The Liberty Gazette
December 2, 2014Ely Air Lines
by Mike Ely and Linda Street-Ely
Mike: I was flying back to Ontario from Tehachapi, a small town in California's Southern Sierra-Nevada Mountains, to pick up another load from UPS. My ship was a Twin Otter, a big, bulky, slow twin-engine turboprop. It's also a STOL airplane, short for Short Takeoff and Landing. It's the kind commonly used thirty-ish years ago as a commuter airliner, and a freighter, and as a platform for those crazy people who like to jump out of perfectly good airplanes.
As I crossed the high desert an air traffic controller radioed me to say that an SR-71 would be taking off from nearby Palmdale shortly. If I wanted I could loiter around to watch.
"You bet," I said with enthusiasm. This was to be the last flight of an SR-71 operated by the U.S. Air Force. NASA had one for a while after this but that too has been retired.
Linda: The SR-71 is also called Blackbird, or "Sled" to the pilots who flew them. It came into being around 1964. It moves fast - we know it was designed to exceed Mach three, three times the speed of sound - but we can't tell you how fast because that is both classified and untested data. As their pilots say, when they needed it, it could always give a little more.
When the Air Force really decided to show what the airplane was capable of they sent it out to break some records. On July 28, 1976, an SR-71 set two world records for its class: an absolute speed record of 2,193.167 mph and an absolute altitude record of 85,068.997 feet. One SR-71 zipped from New York to Paris in just a few seconds under one hour and fifty-five minutes - even though it slowed three times for aerial refueling.

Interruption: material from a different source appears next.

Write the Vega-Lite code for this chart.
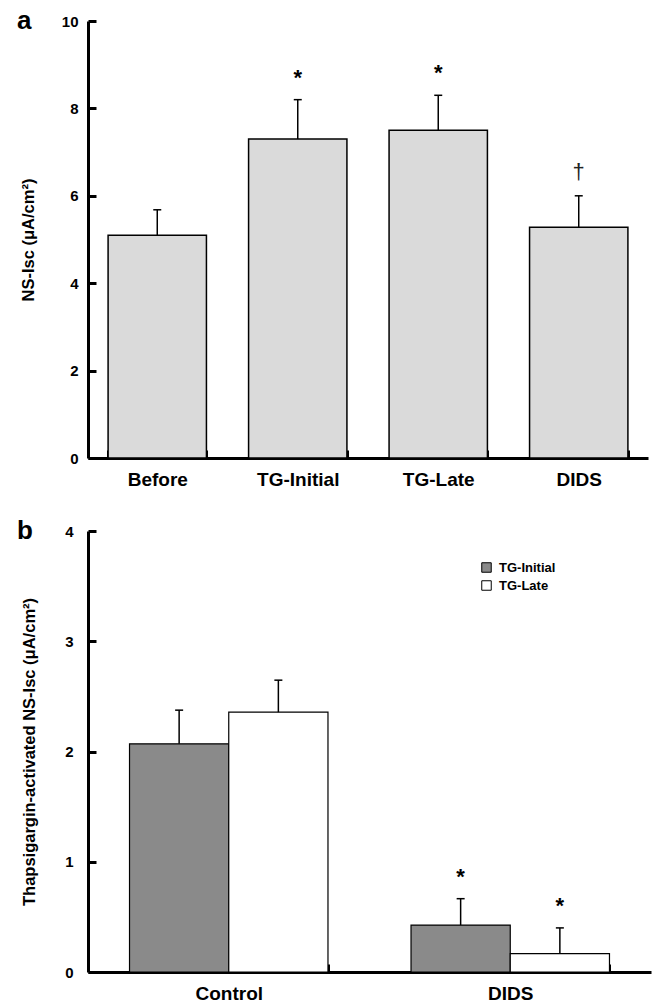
{
  "$schema": "https://vega.github.io/schema/vega-lite/v6.json",
  "padding": {"left": 17, "top": 8, "right": 2, "bottom": 5},
  "spacing": 29,
  "config": {
    "font": "Liberation Sans",
    "view": {"stroke": null},
    "axis": {
      "domainColor": "black", "domainWidth": 3, "tickColor": "black", "tickWidth": 3,
      "labelColor": "black", "labelFontWeight": "bold", "titleColor": "black",
      "titleFontWeight": "bold", "grid": false
    }
  },
  "vconcat": [
    {
      "width": 560,
      "height": 437,
      "title": {"text": "a", "anchor": "start", "frame": "group", "fontSize": 26, "fontWeight": "bold", "dx": -71, "dy": 41, "offset": 0, "baseline": "alphabetic", "color": "black"},
      "data": {"values": [
        {"cond": "Before", "mean": 5.1, "err": 5.68, "sig": ""},
        {"cond": "TG-Initial", "mean": 7.3, "err": 8.2, "sig": "*"},
        {"cond": "TG-Late", "mean": 7.5, "err": 8.3, "sig": "*"},
        {"cond": "DIDS", "mean": 5.28, "err": 6.0, "sig": "†"}
      ]},
      "encoding": {
        "x": {"field": "cond", "type": "nominal", "sort": null,
          "scale": {"paddingInner": 0.3, "paddingOuter": 0.143},
          "axis": {"title": null, "labelAngle": 0, "tickBand": "extent", "tickSize": -8, "labelFontSize": 19, "labelPadding": 20}}
      },
      "layer": [
        {"mark": {"type": "bar", "fill": "#dadada", "stroke": "black", "strokeWidth": 1.5},
         "encoding": {"y": {"field": "mean", "type": "quantitative", "scale": {"domain": [0, 10]},
           "axis": {"values": [0, 2, 4, 6, 8, 10], "format": "d", "tickSize": -8, "labelFontSize": 15, "labelPadding": 18,
             "title": "NS-Isc (μA/cm²)", "titleFontSize": 16.5, "titlePadding": 25}}}},
        {"mark": {"type": "rule", "strokeWidth": 1.5, "color": "black"},
         "encoding": {"y": {"field": "mean", "type": "quantitative"}, "y2": {"field": "err"}}},
        {"mark": {"type": "tick", "thickness": 1.5, "size": 8, "color": "black", "opacity": 1},
         "encoding": {"y": {"field": "err", "type": "quantitative"}}},
        {"transform": [{"filter": "datum.sig == '*'"}],
         "mark": {"type": "text", "fontSize": 22, "fontWeight": "bold", "baseline": "alphabetic", "dy": -15, "color": "black"},
         "encoding": {"y": {"field": "err", "type": "quantitative"}, "text": {"field": "sig"}}},
        {"transform": [{"filter": "datum.sig == '†'"}],
         "mark": {"type": "text", "fontSize": 22, "baseline": "alphabetic", "dy": -17, "color": "#222222"},
         "encoding": {"y": {"field": "err", "type": "quantitative"}, "text": {"field": "sig"}}}
      ]
    },
    {
      "width": 563,
      "height": 441,
      "title": {"text": "b", "anchor": "start", "frame": "group", "fontSize": 26, "fontWeight": "bold", "dx": -71, "dy": 41, "offset": 0, "baseline": "alphabetic", "color": "black"},
      "data": {"values": [
        {"group": "Control", "phase": "TG-Initial", "mean": 2.07, "err": 2.375, "sig": ""},
        {"group": "Control", "phase": "TG-Late", "mean": 2.357, "err": 2.647, "sig": ""},
        {"group": "DIDS", "phase": "TG-Initial", "mean": 0.426, "err": 0.665, "sig": "*"},
        {"group": "DIDS", "phase": "TG-Late", "mean": 0.166, "err": 0.4, "sig": "*"}
      ]},
      "encoding": {
        "x": {"field": "group", "type": "nominal", "sort": null,
          "scale": {"paddingInner": 0.295, "paddingOuter": 0.1475},
          "axis": {"title": null, "labelAngle": 0, "tickBand": "extent", "tickSize": -8, "labelFontSize": 19, "labelPadding": 20}},
        "xOffset": {"field": "phase", "type": "nominal", "sort": null, "scale": {"paddingInner": 0, "paddingOuter": 0}}
      },
      "layer": [
        {"mark": {"type": "bar", "stroke": "black", "strokeWidth": 1.2},
         "encoding": {
           "y": {"field": "mean", "type": "quantitative", "scale": {"domain": [0, 4]},
             "axis": {"values": [0, 1, 2, 3, 4], "format": "d", "tickSize": -8, "labelFontSize": 15, "labelPadding": 23,
               "title": "Thapsigargin-activated NS-Isc (μA/cm²)", "titleFontSize": 16.5, "titlePadding": 27}},
           "fill": {"field": "phase", "type": "nominal", "sort": null,
             "scale": {"domain": ["TG-Initial", "TG-Late"], "range": ["#8a8a8a", "#ffffff"]},
             "legend": {"orient": "none", "legendX": 392, "legendY": 540, "title": null, "symbolType": "square",
               "symbolSize": 90, "symbolStrokeColor": "black", "symbolStrokeWidth": 1, "labelFontSize": 13,
               "labelFontWeight": "bold", "labelColor": "black", "rowPadding": 3, "labelOffset": 6}}
         }},
        {"mark": {"type": "rule", "strokeWidth": 1.5, "color": "black"},
         "encoding": {"y": {"field": "mean", "type": "quantitative"}, "y2": {"field": "err"}}},
        {"mark": {"type": "tick", "thickness": 1.5, "size": 8, "color": "black", "opacity": 1},
         "encoding": {"y": {"field": "err", "type": "quantitative"}}},
        {"transform": [{"filter": "datum.sig == '*'"}],
         "mark": {"type": "text", "fontSize": 22, "fontWeight": "bold", "baseline": "alphabetic", "dy": -15, "color": "black"},
         "encoding": {"y": {"field": "err", "type": "quantitative"}, "text": {"field": "sig"}}}
      ]
    }
  ]
}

SR-71 pilots were a small and proud group who loved what they did. Anyone trying to play one-upmanship would surely lose a contest of who's flown higher, who's flown faster.
One of those few was USAF Major Brian Shul. From his book Sled Driver comes this humorous exchange between a controller and some ego starved pilots. First, a Cessna pilot asked the air traffic controller for a groundspeed reading.
"90 knots" replied the controller.
The pilot of a twin engine Beech 18 who was listening on the frequency probably chuckled at that 90-knot ground speed. He couldn't resist asking the controller to publicly announce his speed.
"120 knots," came the reply.
Not to be outdone by a couple of little civilian piston-driven airplanes, a chest-thumping pilot of a Navy F-18 Hornet asked for his ground speed.
"We have you at 620 on the ground."
Major Shul says he thought (figuratively), that Hornet must die. But before he could say anything his backseater Walt Watson asked for a groundspeed check.
The controller simply said for all to hear, "I show you at one thousand eight hundred and forty-two knots, across the ground." Wish I could have seen the Cessna pilot's reaction.
Mike: As I circled above in my lumbering Twin Otter watching a U-2 and then the SR-71 taxi out and takeoff I remembered back to the first time I saw the sleek black airplane and how it roared long after it was out of sight. I watched as it accelerated, surpassing 400 knots by the time it lifted off the runway and blazed out of sight.